Set the height of the cutter to leave a minimum quirk on the moulding of at least 1.5mm. If it is less than this the edge will be weak or be lost when sanded or painted.
With everything set and locked securely clamp the rail to the guide jig, making sure that both of them are tight up against the fence.
Step 3 - Routing Application
Once everything is set and locked securely, the routing can take place.
Then slowly push the whole assembly through the cutter in a smooth action that is not too slow or the cutter will burn the timber.
Make sure the edge of the guide jig stays in contact with the fence all the way through, and keep cutting right into the end of the stop. This should prevent any breakout and the resulting joint should be really clean.
Repeat the procedure on the ends of all the rails keeping them orientated correctly.
You can now rearrange the cutter set for the matching stile edge profile, This is best done with the router in situ using the spindle lock to help you undo the nut, but do remember to unplug first.
Use the scribed rail end as a guide to reassembling it all, then make a trial cut in a piece of spare material, You may need to insert one or two of the shims to tighten or loosen the joint, and then adjust the cutter height to leave the rail and stiles faces flush.
Once all this is set, run the mould down the edges of each of the stiles and the rails making sure they are held firmly on the table or the groove will end up out of line with the edge.
The rails and stiles should now fit together perfectly.
The panel is next but there are a couple of important considerations here. Firstly, if you are gluing it up from several pieces arrange then in such a way as to minimise any cupping. This is normally achieved by alternating the ring orientation on adjacent pieces. Secondly, if the panel is solid wood you will have to make some allowance for it to move with changes in humidity. Any shrinkage and expansion will be greater across the width of the panel so leave about 3mm gap at either side and 1mm at either end. If you are using man made panels where movement isn't an issue, just allow 1mm all round.
Also bring the fences up close as well and lock them tight. Revolve the cutter by hand before you switch on just to make sure there really is enough clearance. Level the fences through on the cutter bearing in the same way as for the rail scribe.
The panel raising cutters are necessarily large diameter so they may not fit through the aperture in your router table. If this is the case make a false table from a piece of MDF and bury the cutter into this to achieve necessary height adjustments. If the aperture is big enough insert a suitable ring to ensure maximum support fort the work.

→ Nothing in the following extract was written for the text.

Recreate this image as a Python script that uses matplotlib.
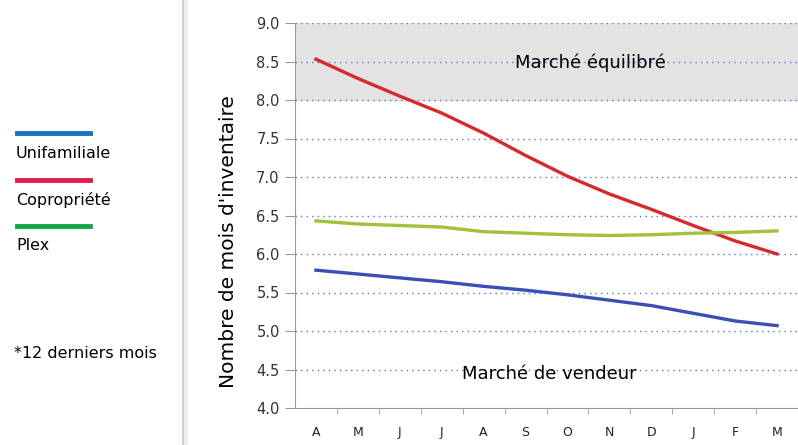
import numpy as np
import matplotlib.pyplot as plt
from matplotlib.lines import Line2D

mois = ['A', 'M', 'J', 'J', 'A', 'S', 'O', 'N', 'D', 'J', 'F', 'M']
unifamiliale = [5.79, 5.74, 5.69, 5.64, 5.58, 5.53, 5.47, 5.40, 5.33, 5.23, 5.13, 5.07]
copropriete = [8.53, 8.28, 8.05, 7.83, 7.57, 7.28, 7.01, 6.78, 6.58, 6.37, 6.17, 6.00]
plex = [6.43, 6.39, 6.37, 6.35, 6.29, 6.27, 6.25, 6.24, 6.25, 6.27, 6.28, 6.30]
yticks = [4.0, 4.5, 5.0, 5.5, 6.0, 6.5, 7.0, 7.5, 8.0, 8.5, 9.0]

fig = plt.figure(figsize=(7.98, 4.45), dpi=100)
ax = fig.add_axes([295 / 798, 37 / 445, 503 / 798, 385 / 445])

x = np.arange(len(mois))
ax.axhspan(8.0, 9.0, color='#e3e3e3', zorder=0)
for yv in yticks[1:]:
    ax.axhline(yv, color='#5b6ee8', lw=1, ls=(0, (1, 3)), zorder=1)

ax.plot(x, copropriete, color='#d42a2a', lw=2.4, zorder=3)
ax.plot(x, plex, color='#9fc23a', lw=2.4, zorder=3)
ax.plot(x, unifamiliale, color='#3a4fb5', lw=2.4, zorder=3)

ax.set_xlim(-0.5, 11.5)
ax.set_ylim(4.0, 9.0)
ax.set_yticks(yticks)
ax.set_yticklabels(['%.1f' % v for v in yticks], fontsize=10.5, color='#333333')
ax.set_xticks(x)
ax.set_xticklabels(mois, fontsize=9, color='#222222')
ax.set_xticks(np.arange(0.5, 11.5, 1), minor=True)
ax.tick_params(axis='x', which='major', length=0, pad=13)
ax.tick_params(axis='x', which='minor', length=4, color='#999999', direction='out')
ax.tick_params(axis='y', length=7, color='#999999', pad=4)

for s in ['top', 'right']:
    ax.spines[s].set_visible(False)
ax.spines['left'].set_color('#999999')
ax.spines['bottom'].set_color('#999999')
ax.spines['bottom'].set_linestyle((0, (3, 1)))

ax.set_ylabel("Nombre de mois d'inventaire", fontsize=14.5)
ax.yaxis.set_label_coords(-57 / 503, (408 - 242) / 385)
ax.text(6.55, 8.48, 'Marché équilibré', fontsize=13, ha='center', va='center')
ax.text(5.56, 4.44, 'Marché de vendeur', fontsize=13, ha='center', va='center')

# panneau gauche (légende)
fig.add_artist(Line2D([183 / 798, 183 / 798], [0, 1], color='#cccccc', lw=2))
fig.add_artist(Line2D([186 / 798, 186 / 798], [0, 1], color='#eeeeee', lw=3))
noms = ['Unifamiliale', 'Copropriété', 'Plex']
couleurs = ['#1a6fc0', '#e8194a', '#12a84a']
for i, (n, c) in enumerate(zip(noms, couleurs)):
    y_line = 1 - (133 + i * 46.5) / 445
    fig.add_artist(Line2D([17 / 798, 90 / 798], [y_line, y_line], color=c, lw=3.5))
    fig.text(16 / 798, 1 - (153 + i * 46.5) / 445, n, fontsize=11.5, va='center')
fig.text(14 / 798, 1 - 353 / 445, '*12 derniers mois', fontsize=11.5, va='center')

fig.savefig('out.png', dpi=100)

Step 4 - Assembly of Frame and Finishing Touches
The final stages of the project involves constructing the door and making final adjustments.
Now with the router slowed down to a suitable speed for the diameter of the cutter, make a shallow pass across the two ends of the panel and then down the sides to remove any breakout.
Keep increasing the depth of cut until the lip formed on the edge of the panel is a nice sliding fit in the grooves on the frame.
Make a trial fit of the whole assembly just to check everything is in order and that the panel will not stop the scribed joints from closing up.
If everything is OK glue the frame joints and clamp the whole thing together making sure it is square. You do not normally put any glue on the panel edges but leave it loose to allow for any movement. If it is too loose use a tiny veneer pin or two put through the stile and panel from the back to stop it slopping about.
A light sanding once it is dry will flush off the joints and remove any glue smears and you can leave your door at that.
However for most situations where the doors are being hung singly, it looks better if you run a suitable complementary mould round the outer edge of the door to make them look a little lighter.
When you come to applying the finish remember to do exactly the same to both sides of the panel or you will set up differential shrinkage problems that will cause it to try and bow.
This is the completed Framed Door Routing Project.